Nun, der unvermeidliche Peter Sloterdijk, dessen Charakterisierung der provinziellen Zurückgebliebenheit Europas im Angesicht des »Gegenverkehrs« aus nicht-europäischen Weltteilen der Herr Dr. Issing mit Wohlwollen anführt, um zu zeigen, daß es auch »reaktionäre« Elemente im Unbehagen an der »Globalisierung« gibt, kann dem Chefideologen der EZB schon hier als überaus unzuverlässiger Verbündeter annonciert werden. In einem Gespräch mit Oskar Lafontaine auf den Brettern des Wiener Burgtheaters ließ der Adabei-Philosoph einige kluge Bemerkungen zur Schwankungsanfälligkeit der globalen Kapitalbewegungen wie zum Bewußtsein der möglichen Verlierer der »Globalisierung« fallen:

»In diesem Punkt ist auch die Philosophie kompetent, mitzureden, denn der berühmteste Scheinselbstständige aller Zeiten ist jenes »Subjekt«, von dem sich das moderne Denken so viel versprach.

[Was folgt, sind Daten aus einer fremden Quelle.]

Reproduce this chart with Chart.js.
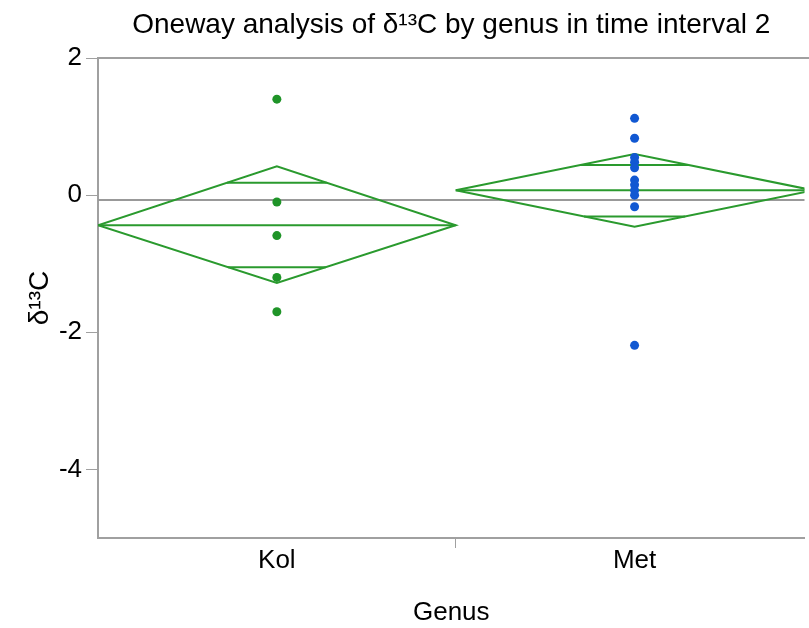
<!DOCTYPE html>
<html>
<head>
<meta charset="utf-8">
<script src="https://cdn.jsdelivr.net/npm/chart.js@4.4.0/dist/chart.umd.min.js"></script>
<style>
    html, body { margin: 0; padding: 0; background: #fff; }
    #wrap { width: 809px; height: 628px; }
</style>
</head>
<body>
<div id="wrap"><canvas id="onewayChart"></canvas></div>
<script>
// Datos
const genus = ['Kol', 'Met'];
const kolValues = [1.40, -0.10, -0.59, -1.20, -1.70];
const metValues = [1.12, 0.83, 0.55, 0.48, 0.40, 0.22, 0.15, 0.07, 0.00, -0.17, -2.19];
const groupMeans = [-0.44, 0.07];
const ciUpper = [0.42, 0.60];
const ciLower = [-1.28, -0.46];
const overlapUpper = [0.18, 0.44];
const overlapLower = [-1.05, -0.31];
const grandMean = -0.07;
const yTicks = [2, 0, -2, -4];

const FONT = "'Liberation Sans Narrow', 'Arial Narrow', 'Liberation Sans', sans-serif";
const GREEN = '#2a9a2e';
const GRAY = '#a0a0a0';

document.addEventListener("DOMContentLoaded", function () {
    const ctx = document.getElementById('onewayChart');

    const datasets = [
        { data: kolValues.map(v => ({ x: 0.5, y: v })), backgroundColor: '#1f9428', borderWidth: 0, pointRadius: 4.5 },
        { data: metValues.map(v => ({ x: 1.5, y: v })), backgroundColor: '#1158d2', borderWidth: 0, pointRadius: 4.5 }
    ];

    // diamantes de medias
    genus.forEach((g, i) => {
        const m = groupMeans[i];
        const line = pts => ({ data: pts, showLine: true, borderColor: GREEN, borderWidth: 2, pointRadius: 0, fill: false });
        datasets.push(line([
            { x: i, y: m }, { x: i + 0.5, y: ciUpper[i] }, { x: i + 1, y: m },
            { x: i + 0.5, y: ciLower[i] }, { x: i, y: m }
        ]));
        datasets.push(line([{ x: i, y: m }, { x: i + 1, y: m }]));
        const hu = 0.5 * (1 - (overlapUpper[i] - m) / (ciUpper[i] - m));
        const hl = 0.5 * (1 - (m - overlapLower[i]) / (m - ciLower[i]));
        datasets.push(line([{ x: i + 0.5 - hu, y: overlapUpper[i] }, { x: i + 0.5 + hu, y: overlapUpper[i] }]));
        datasets.push(line([{ x: i + 0.5 - hl, y: overlapLower[i] }, { x: i + 0.5 + hl, y: overlapLower[i] }]));
    });

    // media general
    datasets.push({
        data: [{ x: 0, y: grandMean }, { x: 2, y: grandMean }],
        showLine: true, borderColor: '#999999', borderWidth: 2, pointRadius: 0
    });

    const topBorder = {
        id: 'topBorder',
        afterDraw(chart) {
            const a = chart.chartArea, c = chart.ctx;
            c.save();
            c.strokeStyle = GRAY;
            c.lineWidth = 2;
            c.beginPath();
            c.moveTo(a.left, a.top);
            c.lineTo(chart.width, a.top);
            c.stroke();
            c.restore();
        }
    };

    new Chart(ctx.getContext('2d'), {
        type: 'scatter',
        data: { datasets: datasets },
        plugins: [topBorder],
        options: {
            responsive: true,
            maintainAspectRatio: false,
            animation: false,
            layout: { padding: 0 },
            plugins: {
                legend: { display: false },
                tooltip: { enabled: false },
                title: {
                    display: true,
                    fullSize: false,
                    text: 'Oneway analysis of δ¹³C by genus in time interval 2',
                    color: '#000',
                    font: { family: FONT, size: 28, weight: 'normal' },
                    padding: { top: 8, bottom: 16.4 }
                }
            },
            scales: {
                x: {
                    type: 'linear',
                    min: 0,
                    max: 1.975,
                    afterBuildTicks: s => { s.ticks = [0.5, 1, 1.5].map(v => ({ value: v })); },
                    afterFit: s => { s.height = 90; },
                    ticks: {
                        autoSkip: false,
                        maxRotation: 0,
                        padding: -3,
                        color: '#000',
                        font: { family: FONT, size: 26 },
                        callback: v => {
                            const i = v - 0.5;
                            return Number.isInteger(i) ? genus[i] : '';
                        }
                    },
                    grid: {
                        drawOnChartArea: false,
                        tickLength: 10,
                        tickWidth: 1,
                        tickColor: c => (c.tick && c.tick.value === 1) ? GRAY : 'rgba(0,0,0,0)'
                    },
                    border: { color: GRAY, width: 2 },
                    title: {
                        display: true,
                        text: 'Genus',
                        color: '#000',
                        font: { family: FONT, size: 26 },
                        padding: { top: 0, bottom: 0 }
                    }
                },
                y: {
                    min: -5,
                    max: 2,
                    afterBuildTicks: s => { s.ticks = yTicks.map(v => ({ value: v })); },
                    afterFit: s => { s.width = 98; },
                    ticks: {
                        padding: 4,
                        color: '#000',
                        font: { family: FONT, size: 26 }
                    },
                    grid: {
                        drawOnChartArea: false,
                        tickLength: 12,
                        tickWidth: 1,
                        tickColor: GRAY
                    },
                    border: { color: GRAY, width: 2 },
                    title: {
                        display: true,
                        text: 'δ¹³C',
                        color: '#000',
                        font: { family: FONT, size: 28 },
                        padding: { top: 23, bottom: 0 }
                    }
                }
            }
        }
    });
});
</script>
</body>
</html>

Doch zur Sache: Im Kapital selber erwächst dem Kapital der einzige historisch noch ernst zu nehmende Gegner. Die Widersacher sind das Spekulativkapital auf der einen und das Produktivkapital auf der anderen Seite. Wenn es der Sozialdemokratie nicht gelingt, das gesamte Produktivkapital und vor allem die Manager zu sozialdemokratisieren: ein Klassenbewusstsein der Manager hervorzurufen (was komisch klingt, denn Menschen, die Einnahmen in siebenstelliger Höhe versteuern, werden eine Weile brauchen, bis sie begreifen, dass sie auf derselben Seite der Barriere stehen wie diejenigen, die sich Sorge um ihre 630-Mark-Jobs machen) - wenn diese Sozialdemokratisierung nicht gelingt, wird es aussichtslos bleiben, das Wendemanöver herbeizuführen, das der wild gewordene Weltlauf sich selber seit langem schuldet.«

Es sieht ganz so aus, als müßten Ökonomen wie Herr Dr. Issing ihre Herkulesarbeit, die Laien von den Segnungen der »Globalisierung« zu überzeugen, in elender Vereinsamung verrichten. Dennoch wird ihnen vermutlich nur der Titanen Lohn zuteil werden.